Conference Report
A two-day conference in Oct 2024 bringing together 30 leading economists, AI policy experts, and professional forecasters to rapidly evaluate the economic impacts of frontier AI technologies by 2030.
Promising Future Research Ideas
Our report authors identified nine plausible research questions, split into four categories, stemming from upcoming challenges identified by attendees.
1. Diffusion & Market Structure
How will changes in market structure for AI (e.g. a commoditized, competitive industry with little differentiation, vs. a small oligopoly of leading firms) shape the pace of AI adoption? What are the economic outcomes of concentrated vs. broad-based AI ownership?
Underlying many of the predictions of our attendees in the worldbuilding exercises is the assumption that AI systems will be owned and deployed by a smaller set of leading technology firms. This raises crucial questions about how different market structures would affect AI diffusion rates and economic outcomes. Understanding these dynamics is essential for developing effective policy responses to economic power concentration.
What benchmarks or AI evaluations will predict the elasticity of substitution between AI capital and human labor across different industries? How will these predict labor demand and hiring trends?
Attendees noted that AI models are rapidly surpassing all well-scoped quantitative benchmarks. Performance on scoped cognitive tasks is rapidly approaching or surpassing expert-level performance. However, AI systems are still not yet capable of performing the vast majority of human cognitive labor roles. Existing benchmarks do not correspond well to AI system’s capability to perform real-world human jobs. New, qualitative benchmarks must be developed to measure the critical skills and tasks necessary to fully automate human jobs.
2. Labor Market Dynamics
How will AI-driven automation affect the labor share of income, and which policy interventions will be most effective in mitigating negative labor externalities?

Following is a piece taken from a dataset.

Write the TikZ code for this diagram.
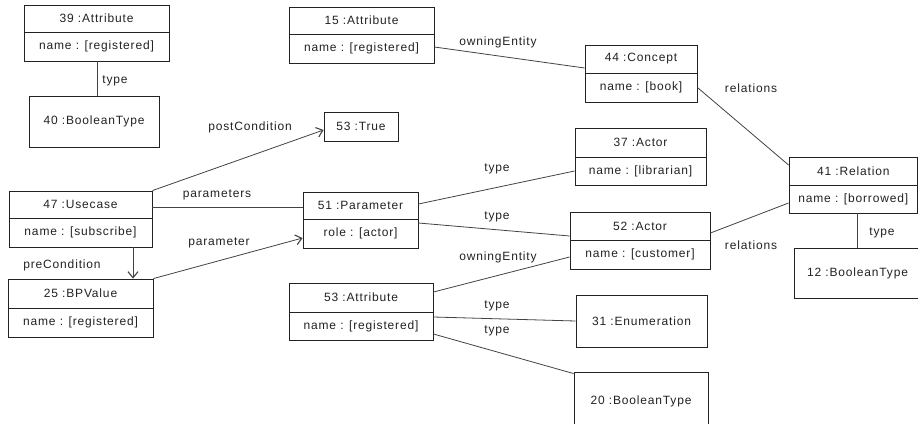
\documentclass[tikz,border=0pt]{standalone}
\usepackage{fontspec}
\setmainfont{Liberation Sans}[LetterSpace=7]
\usetikzlibrary{arrows.meta}
\definecolor{ink}{HTML}{222222}
\tikzset{
  part/.style={draw=ink, line width=0.9pt, inner sep=0pt, text=ink, font=\fontsize{12}{14}\selectfont},
  conn/.style={draw=ink!85, line width=0.8pt},
  arr/.style={conn, -{Straight Barb[length=6pt,width=10pt,line width=1.1pt]}},
  lbl/.style={text=ink, font=\fontsize{12}{14}\selectfont, inner sep=0pt}
}
% name, x1, y1, x2, ydiv, y2, title, attr
\newcommand\objtwo[8]{%
  \node[part, minimum width={(#4-#2)*1pt}, minimum height={(#5-#3)*1pt}] (#1t) at ({(#2+#4)/2},{(#3+#5)/2}) {#7};
  \node[part, minimum width={(#4-#2)*1pt}, minimum height={(#6-#5)*1pt}] (#1a) at ({(#2+#4)/2},{(#5+#6)/2}) {#8};
}
% name, x1, y1, x2, y2, title
\newcommand\objone[6]{%
  \node[part, minimum width={(#4-#2)*1pt}, minimum height={(#5-#3)*1pt}] (#1) at ({(#2+#4)/2},{(#3+#5)/2}) {#6};
}
\begin{document}
\begin{tikzpicture}[x=1pt,y=-1pt]
\useasboundingbox[fill=white] (0,0) rectangle (918,423);

\objtwo{n39}{24}{5}{169}{32}{61}{39 :Attribute}{name : [registered]}
\objone{n40}{29}{96}{159}{147}{40 :BooleanType}
\objtwo{n15}{289}{7}{434}{34}{63}{15 :Attribute}{name : [registered]}
\objtwo{n44}{585}{45}{697}{73}{102}{44 :Concept}{name : [book]}
\objone{nTrue}{324}{112}{398}{141}{53 :True}
\objtwo{n37}{575}{128}{706}{157}{185}{37 :Actor}{name : [librarian]}
\objtwo{n41}{789}{157}{917.5}{185}{213}{41 :Relation}{name : [borrowed]}
\objtwo{n47}{9}{191}{152}{218}{247}{47 :Usecase}{name : [subscribe]}
\objtwo{n51}{303}{192}{418}{219}{248}{51 :Parameter}{role : [actor]}
\objtwo{n52}{570}{212}{710}{240}{269}{52 :Actor}{name : [customer]}
\objone{n12}{794}{248}{921}{298}{12 :BooleanType}
\objtwo{n25}{8}{279}{153}{308}{337}{25 :BPValue}{name : [registered]}
\objtwo{n53}{289}{283}{433}{312}{340}{53 :Attribute}{name : [registered]}
\objone{n31}{576}{295}{707}{347}{31 :Enumeration}
\objone{n20}{574}{372}{708}{430}{20 :BooleanType}

% connectors
\draw[conn] ([xshift=0.5pt]n39a.south) -- ([xshift=0.5pt]n39a.south |- n40.north);
\draw[arr] (n47t.north east) -- ([yshift=-3.5pt]nTrue.west);
\draw[conn] ([yshift=-2.5pt]n47t.east) -- ([yshift=-2.5pt]n47t.east -| n51t.west);
\draw[arr] ([xshift=52.5pt]n47a.south) -- ([xshift=52.5pt]n47a.south |- n25t.north);
\draw[arr] (n25t.north east) -- ([yshift=-4.5pt]n51a.west);
\draw[conn] ([yshift=1.5pt]n15a.east) -- ([yshift=-9pt]n44t.west);
\draw[conn] (n44a.east) -- ([yshift=6pt]n41t.west);
\draw[conn] ([yshift=1.5pt]n51t.east) -- (n37a.west);
\draw[conn] ([yshift=10.5pt]n51a.east) -- ([yshift=-10pt]n52t.west);
\draw[conn] ([yshift=-7pt]n52t.east) -- ([yshift=-4pt]n41a.west);
\draw[conn] (n41a.south -| n12.north) -- (n12.north);
\draw[conn] ([yshift=5.5pt]n53t.east) -- ([yshift=-2.5pt]n52a.west);
\draw[conn] ([yshift=9pt]n53a.east) -- (n31.west);
\draw[conn] ([yshift=-8pt]n53a.east) -- ([yshift=-2pt]n20.north west);

% labels
\node[lbl] (l1) at (115,81) {type};
\node[lbl] (l2) at (250,127) {postCondition};
\node[lbl] (l3) at (217,195) {parameters};
\node[lbl] (l4) at (219,243) {parameter};
\node[lbl] (l5) at (62,265) {preCondition};
\node[lbl] (l6) at (498,42) {owningEntity};
\node[lbl] (l7) at (751,88) {relations};
\node[lbl] (l8) at (497,169) {type};
\node[lbl] (l9) at (497,217) {type};
\node[lbl] (l10) at (498,257) {owningEntity};
\node[lbl] (l11) at (497,306) {type};
\node[lbl] (l12) at (497,331) {type};
\node[lbl] (l13) at (751,245) {relations};
\node[lbl] (l14) at (882,233) {type};
\end{tikzpicture}
\end{document}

Though conference debates revealed significant uncertainty around labor share trajectories, our attendees discussed how declining labor share will drive income inequality, social instability, and a lack of purpose for workers. Research is needed on a wide variety of policy interventions, including UBI, wage subsidies, re-skilling programs, taxation of AI-driven profits, unemployment benefits, and more.

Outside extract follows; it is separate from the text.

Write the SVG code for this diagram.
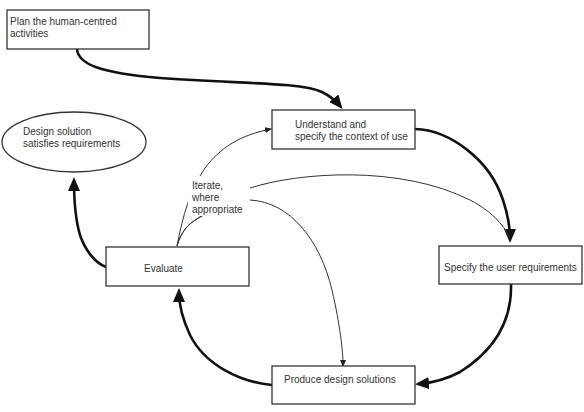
<svg xmlns="http://www.w3.org/2000/svg" width="584" height="412" viewBox="0 0 584 412">
<style>
.box{fill:#fff;stroke:#333;stroke-width:1.3}
.t{font-family:"Liberation Sans",Arial,sans-serif;font-size:10px;fill:#333}
.thick{fill:none;stroke:#111;stroke-width:2.6}
.thin{fill:none;stroke:#333;stroke-width:1}
</style>
<defs>
<marker id="big" viewBox="0 0 14 12" refX="10" refY="6" markerWidth="14" markerHeight="12" markerUnits="userSpaceOnUse" orient="auto">
<path d="M0,0 L14,6 L0,12 z" fill="#111"/>
</marker>
<marker id="small" viewBox="0 0 7 6" refX="6" refY="3" markerWidth="7" markerHeight="6" markerUnits="userSpaceOnUse" orient="auto">
<path d="M0,0 L7,3 L0,6 z" fill="#222"/>
</marker>
</defs>
<rect width="584" height="412" fill="#fff"/>

<g id="connectors">
<path class="thick" marker-end="url(#big)" d="M77,49 C78,64 100,73 160,78 C240,84 300,82 322,92 C330,96 336,101 340,106"/>
<path class="thick" marker-end="url(#big)" d="M415,129 C450,130 490,160 503,200 C508,215 510,225 510,239"/>
<path class="thick" marker-end="url(#big)" d="M511,284 C512,320 495,350 460,372 C445,380 430,383 419,384"/>
<path class="thick" marker-end="url(#big)" d="M272,385 C240,382 205,365 190,335 C182,318 179,305 179,292"/>
<path class="thick" marker-end="url(#big)" d="M106,267 C95,263 85,250 80,235 C75,218 74,200 74,181"/>
<path class="thin" marker-end="url(#small)" d="M177,246 C183,215 190,190 205,168 C220,148 240,135 271,129"/>
<path class="thin" d="M177,246 C181,232 188,224 197,219 C215,205 230,195 250,188 C300,172 400,165 470,200 C495,213 505,228 510,238"/>
<path class="thin" marker-end="url(#small)" d="M177,246 C181,232 188,224 197,219 C215,208 232,202 250,200 C290,202 320,240 332,290 C340,325 343,350 343,366"/>
</g>

<g id="plan">
<rect class="box" x="7" y="10" width="142" height="39"/>
<text class="t" x="10" y="25">Plan the human-centred</text>
<text class="t" x="10" y="37">activities</text>
</g>

<g id="understand">
<rect class="box" x="272" y="110" width="143" height="39"/>
<text class="t" x="295" y="128">Understand and</text>
<text class="t" x="295" y="140">specify the context of use</text>
</g>

<g id="satisfied">
<ellipse class="box" cx="74" cy="142" rx="72" ry="30"/>
<text class="t" x="23" y="135">Design solution</text>
<text class="t" x="23" y="147">satisfies requirements</text>
</g>

<g id="evaluate">
<rect class="box" x="106" y="247" width="143" height="39"/>
<text class="t" x="144" y="272">Evaluate</text>
</g>

<g id="specify">
<rect class="box" x="439" y="246" width="143" height="38"/>
<text class="t" x="444" y="271">Specify the user requirements</text>
</g>

<g id="produce">
<rect class="box" x="272" y="366" width="143" height="38"/>
<text class="t" x="284" y="383">Produce design solutions</text>
</g>

<g id="iterate-label">
<rect x="188" y="176" width="62" height="40" fill="#fff"/>
<text class="t" x="192" y="189">Iterate,</text>
<text class="t" x="192" y="201">where</text>
<text class="t" x="192" y="213">appropriate</text>
</g>
</svg>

How will AI-driven automation affect employment and wages in developing countries, especially in sectors traditionally reliant on low-skill labor? What policies might facilitate a more equitable transition?
Our report discusses how developing countries may face reduced global demand for traditionally outsourced goods and services, even while simultaneously providing essential inputs such as natural resources or data to the global AI supply chain. We need research to model the plausible economic impacts and propose equitable economic transitions in the Global South.
What mechanisms support effective human capital development in an AI-dominated economy, and how can education and training systems be redesigned to promote workforce resilience?
AI job reskilling, improved education, and job transition funds were all suggested by attendees as plausible economic policy responses to AI automation. However, there is limited existing research describing how to adjust educational curriculums and vocational programs. Researchers should explore what types of skills and educational programs would improve human outcomes in a post-AI society.
3. Income and Wealth Distribution
What tax and transfer mechanisms best ensure equitable distribution of AI-driven gains while maintaining robust incentives for innovation and investment?
Policymakers will face significant trade-offs between fostering AI innovation (e.g. R&D incentives) and mitigating externalities such as income inequality, labor displacement, and social instability. Tax mechanisms will play a large role in this challenge. Policy researchers should conduct modeling on the tax base distortions of AI, and evaluate the role of corporate profit taxes, automation taxes, capital gains taxes, subsidies, or robot taxes on societal outcomes in different future scenarios.
What are the socioeconomic consequences of a shift from labor to capital from AI systems? How will this dynamic change the concentration of wealth over time?
Group 3's Palma Inequality Model described plausible methods by which AI could exacerbate wealth concentration. If AI capital is highly concentrated, wealth gaps could expand. Classical and neoclassical theories suggest rising capital share could exacerbate inequality. Beyond inequality, replacement of labor with AI could lead to socioeconomic consequences such as reduced investment in human capital, reduced incentive mechanisms for education or lower social mobility.
4. Quality of Life and Social Welfare
What are the potential implications of AI for social welfare systems, and how can these systems be adapted to provide adequate support for individuals and families in an AI-driven economy?
Attendees anticipate that widespread automation may lead to increased demand for social safety nets such as UBI, unemployment benefits, negative income taxes, or job transition funds. Concrete research into social welfare systems and policies that are adaptable, responsive to local demands, and effectively protect key human outcomes will permit governments to enact effective response strategies to significant unemployment.
What are the appropriate metrics to capture the impact of AI adoption on quality of life?
Group 5’s Quality of Life Model describes how AI will impact various dimensions of human well-being beyond economic indicators, such as mental health, social cohesion, and physical safety. Demonstrating a causal relationship between quality of life outcomes and AI diffusion by identifying specific measurable observables would significantly increase awareness for the social impact of advanced AI systems.